Il faut pourtant tout dire : cette histoire, quel qu’en soit le charme, ne suffit pas tout à fait à sa tâche; elle est vivante, mais dans un cadre circonscrit. Joinville, à proprement parler, n’est pas l’historien du règne de saint Louis; il n’en a pris qu’un épisode, le plus grand, il est vrai. C’est la descente et le séjour en Égypte, les prouesses de ses frères d’armes, les travaux, les misères, les désastres de l’expédition, les horreurs de la captivité, les péripéties du rachat, et par-dessus tout l’héroïsme et la magnanimité du roi qu’il s’est attaché à décrire et qu’il a peint d’après nature. Ces pages-là sont complètes; vous n’avez rien à y souhaiter. Rien ne manque non plus à ces précieuses confidences, où nous sont révélés les sentimens, les habitudes, les paroles même du roi; mais vous contentez-vous de ces scènes intimes et de ce grand drame sous le ciel égyptien? Avant et après la croisade, avant et après Damiette et Saint-Jean-d’Acre, n’y a-t-il pas tout un règne dont les événemens, la conduite, les résultats, éveillent votre curiosité? N’y a-t-il pas des règlemens, des lois, tout un ensemble d’institutions qu’il vous importe de connaître, puisque des millions d’hommes en ce pays en ont ressenti les bienfaits? Joinville indique bien d’une façon sommaire et les principaux faits du règne et les points essentiels de ces institutions, mais sans ordre chronologique et sans clarté suffisante. Comme il ne sait vraiment parler des choses que quand il les a vues, il y a pour lui dans ce règne deux lacunes forcées, le commencement et la fin. Ni les glorieux débuts du prince ni la touchante mort du chrétien ne l’ont eu pour témoin, et plus il est dans ses récits fécond et attachant, plus ses lacunes semblent vides, plus on aspire à les combler.

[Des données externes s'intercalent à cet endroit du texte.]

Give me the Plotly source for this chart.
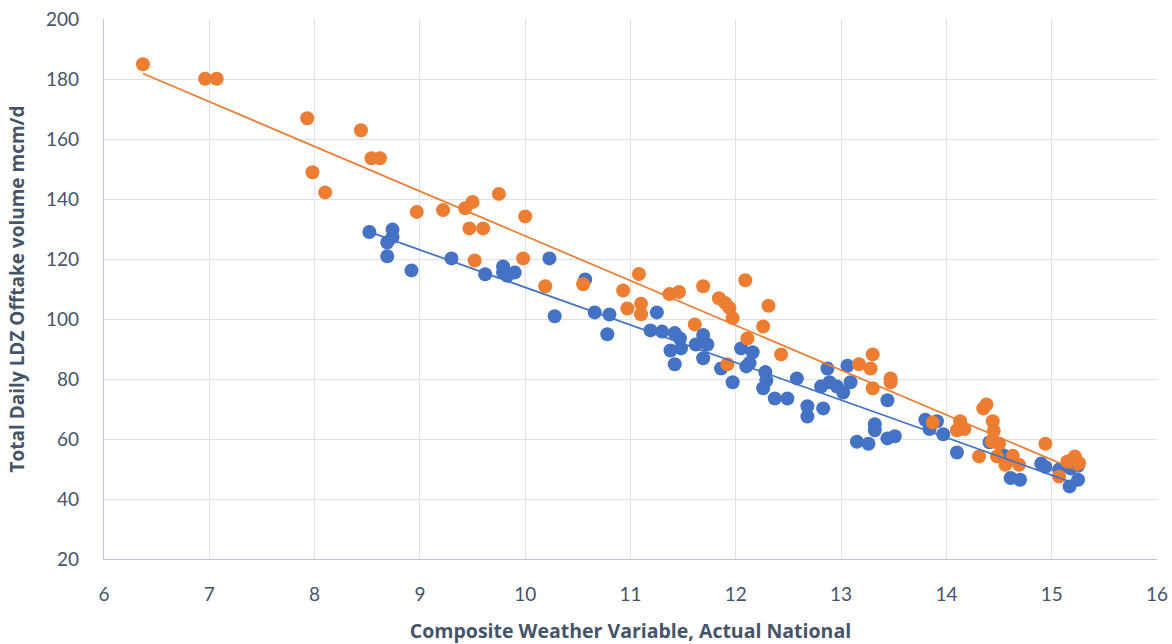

Ce qui résulte donc de la lecture de Joinville, c’est un très vif désir de savoir ce qu’il ne dit pas, de compléter son œuvre. Heureusement il n’est pas le seul dans le XIIIe siècle qui ait parlé des choses de son temps. Le bénédictin Guillaume de Nangis, le moine anglais Mathieu Paris, le moine de Cîteaux Albéric des Trois-Fontaines, le chroniqueur belge Philippe Mouskès, les chroniqueurs arabes Aboul-Mahassen et Gemal-Eddin, bien d’autres encore ont raconté, chacun à sa manière, dans un esprit et à des points de vue tout à fait différens les faits du règne de saint Louis. Ces témoignages, pris à part, sont tous insuffisans; mis en regard les uns des autres, ils se complètent, ils sont la véritable histoire du règne, et, ce qui n’en est pas la moindre gloire, tous, amis et ennemis, Français, Anglais ou musulmans, parlent en mêmes termes du saint roi, avec le même accent de respect et d’admiration.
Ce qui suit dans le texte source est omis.